“The taskforce reviewing the $21 billion Medicare Benefits Schedule is finalising the most sweeping changes in more than a decade to crack down on rebate rorts and protect patients, including restricting GPs ordering powerful scans for back pain and reducing the number of colonoscopies and sleep tests.
The MBS Review Taskforce has called for feedback on a series of landmark recommendations from specialist clinical committees established to examine areas as diverse as diagnostic imaging and maternity care.”
The new proposals include a requirement for mandatory health testing for pregnant women and new mothers, restrictions on GPs ordering expensive service such as low back scans, and a strict limit on surgeons ordering multiple MBS items for a single service.
But perhaps the most significant changes foreshadowed by the taskforce come from its 11-member MBS principles and rules committee, headed by former Royal Australasian College of Surgeons president Michael Grigg and including various specialists and a consumer representative.
The committee, tasked with safeguarding Medicare rebates and improving compliance, has called for medical professionals to be required to pass a test on their knowledge of MBS rules and billing requirements before gaining their Medicare provider numbers.

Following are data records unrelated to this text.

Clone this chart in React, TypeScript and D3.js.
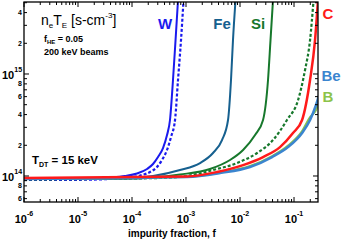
import * as d3 from "d3";
import React from "react";

// impurity fraction f vs n_e*tau_E [s cm^-3]
const wSolid: [number, number][] = [
  [1e-6, 0.935e14], [1.09e-5, 0.94e14], [3.9e-5, 0.967e14], [7.4e-5, 1.0e14],
  [1.24e-4, 1.058e14], [1.9e-4, 1.171e14], [2.45e-4, 1.311e14], [3.03e-4, 1.535e14],
  [3.75e-4, 1.88e14], [4.45e-4, 2.52e14], [5.05e-4, 3.54e14], [5.74e-4, 8.73e14],
  [6.4e-4, 2.15e15], [7.11e-4, 5.3e15],
];
const wDashed: [number, number][] = [
  [1e-6, 0.914e14], [1.09e-5, 0.918e14], [3.9e-5, 0.935e14], [9.2e-5, 0.967e14],
  [1.41e-4, 1.011e14], [2.15e-4, 1.094e14], [2.9e-4, 1.225e14], [3.59e-4, 1.435e14],
  [4.45e-4, 1.8e14], [5.27e-4, 2.41e14], [6.26e-4, 3.54e14], [7.11e-4, 8.73e14],
  [8.08e-4, 2.15e15], [9.0e-4, 5.3e15],
];
const fe: [number, number][] = [
  [1e-6, 0.935e14], [2.56e-5, 0.94e14], [9.2e-5, 0.956e14], [2.45e-4, 1.0e14],
  [7.74e-4, 1.145e14], [1.82e-3, 1.34e14], [3.16e-3, 1.68e14], [4.64e-3, 2.25e14],
  [6.0e-3, 3.54e14], [6.81e-3, 8.73e14], [7.41e-3, 2.15e15], [8.26e-3, 5.3e15],
];
const si: [number, number][] = [
  [1e-6, 0.935e14], [6e-5, 0.94e14], [2.45e-4, 0.967e14], [7.74e-4, 1.034e14],
  [2.78e-3, 1.171e14], [6.53e-3, 1.435e14], [1.14e-2, 1.8e14], [1.9e-2, 2.52e14],
  [2.67e-2, 3.54e14], [3.3e-2, 8.73e14], [3.67e-2, 2.15e15], [4.08e-2, 5.3e15],
];
const greenDashed: [number, number][] = [
  [1e-6, 0.925e14], [3.3e-4, 0.956e14], [1.04e-3, 1.0e14], [3.16e-3, 1.145e14],
  [8.79e-3, 1.34e14], [2.07e-2, 1.68e14], [4.08e-2, 2.25e14], [7.41e-2, 3.54e14],
  [0.119, 5.56e14], [0.16, 1.094e15], [0.198, 2.15e15], [0.23, 5.3e15],
];
const carbon: [number, number][] = [
  [1e-6, 0.956e14], [1.04e-3, 0.989e14], [3.75e-3, 1.094e14], [1.14e-2, 1.28e14],
  [2.67e-2, 1.535e14], [5.5e-2, 1.92e14], [9.57e-2, 2.64e14], [0.141, 3.54e14],
  [0.198, 8.73e14], [0.245, 2.15e15], [0.278, 5.3e15],
];
const beryllium: [number, number][] = [
  [1e-6, 0.935e14], [1.04e-3, 0.978e14], [4.27e-3, 1.07e14], [1.53e-2, 1.225e14],
  [3.92e-2, 1.535e14], [7.74e-2, 1.92e14], [0.141, 2.64e14], [0.198, 3.54e14],
  [0.256, 4.97e14], [0.33, 7.8e14],
];
const boron: [number, number][] = [
  [1e-6, 0.935e14], [1.04e-3, 0.98e14], [4.27e-3, 1.08e14], [1.53e-2, 1.253e14],
  [3.92e-2, 1.57e14], [7.74e-2, 1.99e14], [0.141, 2.76e14], [0.198, 3.79e14],
  [0.256, 4.44e14], [0.33, 6.66e14],
];

const xMajors = [-6, -5, -4, -3, -2, -1];
const yMinorLabels = [6e13, 8e13, 2e14, 4e14, 6e14, 8e14, 2e15, 4e15];
const yMajors = [14, 15];

const width = 342;
const height = 241;
const left = 24, right = 318, top = 2, bottom = 202;
const font = "'Liberation Sans', Arial, sans-serif";
const narrow = "'Liberation Sans Narrow', 'Arial Narrow', 'Liberation Sans', sans-serif";

const series = [
  { data: wDashed, color: "#1a1aee", w: 2.2, dash: "3,2" },
  { data: wSolid, color: "#1a1aee", w: 2, dash: "" },
  { data: fe, color: "#16608f", w: 2, dash: "" },
  { data: si, color: "#17782c", w: 2, dash: "" },
  { data: greenDashed, color: "#17782c", w: 2.2, dash: "3,2" },
  { data: boron, color: "#8cc34a", w: 2, dash: "" },
  { data: beryllium, color: "#3b85cf", w: 2.6, dash: "" },
  { data: carbon, color: "#ff1a1a", w: 2.5, dash: "" },
];

const labels = [
  { t: "W", x: 165, y: 29, c: "#1a1aee" },
  { t: "Fe", x: 222, y: 29, c: "#16608f" },
  { t: "Si", x: 258, y: 29, c: "#17782c" },
  { t: "C", x: 328, y: 19, c: "#ff1a1a" },
  { t: "Be", x: 331, y: 81, c: "#3b85cf" },
  { t: "B", x: 328, y: 102, c: "#8cc34a" },
];

export default function App() {
  const x = d3.scaleLog().domain([1e-6, 0.278]).range([left, right]);
  const y = d3.scaleLog().domain([5.56e13, 5.08e15]).range([bottom, top]);
  const line = d3
    .line<[number, number]>()
    .x((d) => x(d[0]))
    .y((d) => y(d[1]))
    .curve(d3.curveMonotoneX);

  const xMinor: number[] = [];
  for (let e = -6; e <= -1; e++)
    for (let m = 2; m <= 9; m++) {
      const v = m * Math.pow(10, e);
      if (v < 0.278) xMinor.push(v);
    }
  const yMinor: number[] = [];
  for (let e = 13; e <= 15; e++)
    for (let m = 2; m <= 9; m++) {
      const v = m * Math.pow(10, e);
      if (v > 5.56e13 && v < 5.08e15) yMinor.push(v);
    }

  return (
    <svg
      width={width}
      height={height}
      style={{ position: "absolute", left: 0, top: 0, background: "#fff" }}
      fontFamily={font}
    >
      <defs>
        <clipPath id="plot">
          <rect x={left} y={top} width={right - left} height={bottom - top} />
        </clipPath>
      </defs>
      <g clipPath="url(#plot)" fill="none">
        {series.map((s, i) => (
          <path
            key={i}
            d={line(s.data) ?? undefined}
            stroke={s.color}
            strokeWidth={s.w}
            strokeDasharray={s.dash || undefined}
          />
        ))}
      </g>
      <g stroke="#000" strokeWidth={1}>
        {xMajors.map((e) => (
          <g key={e}>
            <line x1={x(10 ** e)} x2={x(10 ** e)} y1={bottom} y2={bottom - 5} />
            <line x1={x(10 ** e)} x2={x(10 ** e)} y1={top} y2={top + 5} />
          </g>
        ))}
        {xMinor.map((v) => (
          <g key={v}>
            <line x1={x(v)} x2={x(v)} y1={bottom} y2={bottom - 3} />
            <line x1={x(v)} x2={x(v)} y1={top} y2={top + 3} />
          </g>
        ))}
        {yMajors.map((e) => (
          <g key={e}>
            <line x1={left} x2={left + 5} y1={y(10 ** e)} y2={y(10 ** e)} />
            <line x1={right} x2={right - 5} y1={y(10 ** e)} y2={y(10 ** e)} />
          </g>
        ))}
        {yMinor.map((v) => (
          <g key={v}>
            <line x1={left} x2={left + 3} y1={y(v)} y2={y(v)} />
            <line x1={right} x2={right - 3} y1={y(v)} y2={y(v)} />
          </g>
        ))}
        <rect x={left} y={top} width={right - left} height={bottom - top} fill="none" strokeWidth={1.3} />
      </g>
      <g fontWeight="bold" fill="#000">
        {xMajors.map((e) => (
          <text key={e} x={x(10 ** e)} y={223} textAnchor="middle" fontSize={11}>
            10<tspan dy={-7} fontSize={7}>{e}</tspan>
          </text>
        ))}
        {yMajors.map((e) => (
          <text key={e} x={2} y={y(10 ** e) + 5} fontSize={11}>
            10<tspan dy={-7} fontSize={7}>{e}</tspan>
          </text>
        ))}
        {yMinorLabels.map((v) => (
          <text key={v} x={left - 2} y={y(v) + 2.5} textAnchor="end" fontSize={7}>
            {Math.round(v / Math.pow(10, Math.floor(Math.log10(v))))}
          </text>
        ))}
        <text x={172} y={237} textAnchor="middle" fontSize={10} fontFamily={narrow}>
          impurity fraction, f
        </text>
        <text x={41} y={25} fontSize={14} fontWeight="normal" fontFamily={narrow}>
          n<tspan dy={3} fontSize={8}>e</tspan>
          <tspan dy={-3}>T</tspan>
          <tspan dy={3} fontSize={8}>E</tspan>
          <tspan dy={-3}> [s-cm</tspan>
          <tspan dy={-7} fontSize={8}>-3</tspan>
          <tspan dy={7}>]</tspan>
        </text>
        <text x={44} y={42} fontSize={9} fontFamily={narrow}>
          f<tspan dy={2} fontSize={6}>HE</tspan>
          <tspan dy={-2}> = 0.05</tspan>
        </text>
        <text x={44} y={55} fontSize={9} fontFamily={narrow}>200 keV beams</text>
        <text x={32} y={164} fontSize={11.5} fontFamily={narrow}>
          T<tspan dy={3} fontSize={7}>DT</tspan>
          <tspan dy={-3}> = 15 keV</tspan>
        </text>
        {labels.map((l) => (
          <text key={l.t} x={l.x} y={l.y} fill={l.c} fontSize={15} textAnchor="middle" fontFamily={narrow}>
            {l.t}
          </text>
        ))}
      </g>
    </svg>
  );
}
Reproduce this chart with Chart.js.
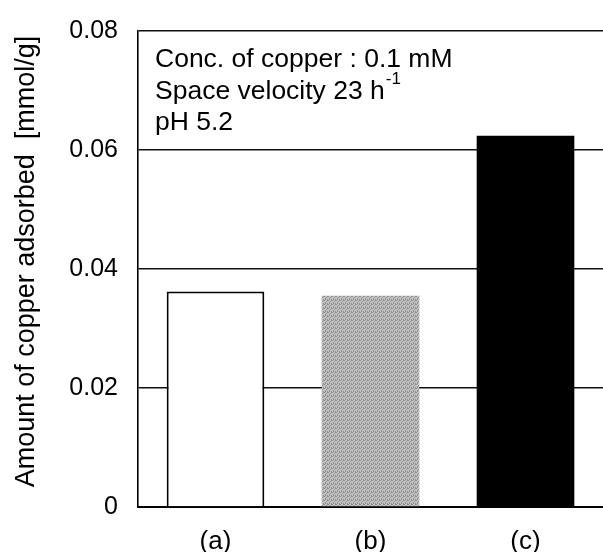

“Many providers have limited awareness of the rules and procedures involved in billing for MBS services, and may adopt questionable practices on the advice of colleagues,” the committee warns.
The committee has also seized on the problem of Medicare being billed for up to 18 MBS items for a single service, with flow-on costs to patients.
It recommends a three-item limit, which would almost certainly trigger separate examinations of the cost of providing a service.
While most services attract three or fewer MBS item number claims, surgical specialties in particular bill more frequently: 39 per cent of cardiothoracic surgery benefits, amounting to almost $10 million in 2014-15, involved four or more MBS items; as did 36 per cent of neurosurgery benefits ($15m), 26 per cent of urogynaecology ($402,019), 17 per cent of ear, nose and throat cases ($17m) and 13 per cent of plastic and reconstructive surgery ($9m).
“This practice is not transparent, (is) potentially unfair and appears to be a misuse of the intention behind the multiple operation rule, although it is partly a symptom of the out-of-date nature of many items and their descriptors,” the committee found.
It also concluded that — contrary to the argument that patients gained from a higher total of Medicare benefits being claimed — their out-of-pocket expenses were usually higher. It cautioned that “gaming of the MBS for any purpose, even the ostensible benefit of patients, is inappropriate”.
While the review was commissioned after the failure of the GP co-payment policy, there is no indication of the scale of potential savings to government. The recommendations are yet to be costed.
Health Minister Sussan Ley, however, continues to talk of making Medicare sustainable and the head of her department, Martin Bowles, told the taskforce it needed to help government “bend the cost curve”.
More patients are seeing more doctors, more often, and getting more referrals. Between 2004-05 and 2014-15, MBS benefits per capita rose from $492 to $843.
The Australian revealed last week that the taskforce’s interim report, delivered to government in January but not released publicly, showed health professionals nominated largely routine or administrative consultations as the most “low-value patient care”.
With medical professions questioning the value of seeing patients in person for repeat referrals or prescriptions and signing time-off-work certificates, the review was told other staff could play that role and communication with patients could be by email or text messages.
But the renewed focus on primary care sparked an unexpected social media campaign against government cuts to general practice and perceived devaluing of the profession.
Ms Ley apparently felt compelled to respond on Twitter, where, over the weekend, she said health practitioners had nominated the low-value tasks to the review, not the government.
When the interim report was released, including data on Medicare expenditure growth, the Royal Australian College of General Practitioners said it “vastly overstates the waste and inefficiency in general practice” and was being used to fuel a government campaign against GPs.
The committee also sought to maintain the role of GPs as gatekeepers of the system, although recommending changes to time periods and criteria for referrals to specialists, ostensibly to reduce the opportunities for specialists to charge higher fees.
The committee also found fault with clinicians claiming for a consultation when also claiming for a procedure, despite little talking being done.
Taskforce head Bruce Robinson, the former dean of the Sydney Medical School, said health practitioners and consumers were invited to comment on the proposals. He hopes to make recommendations to the government by the end of the year.
“What we hope — what all the people who are taking part in this hope — is that by being more sensible about how healthcare dollars are spent we are able to spend them on services that are better value for patients and on more patients who need them,” he said.
Ms Ley previously promised to consider lifting the contentious freeze on Medicare rebate indexation if sufficient savings could be identified by the review and elsewhere, but no time frame was set.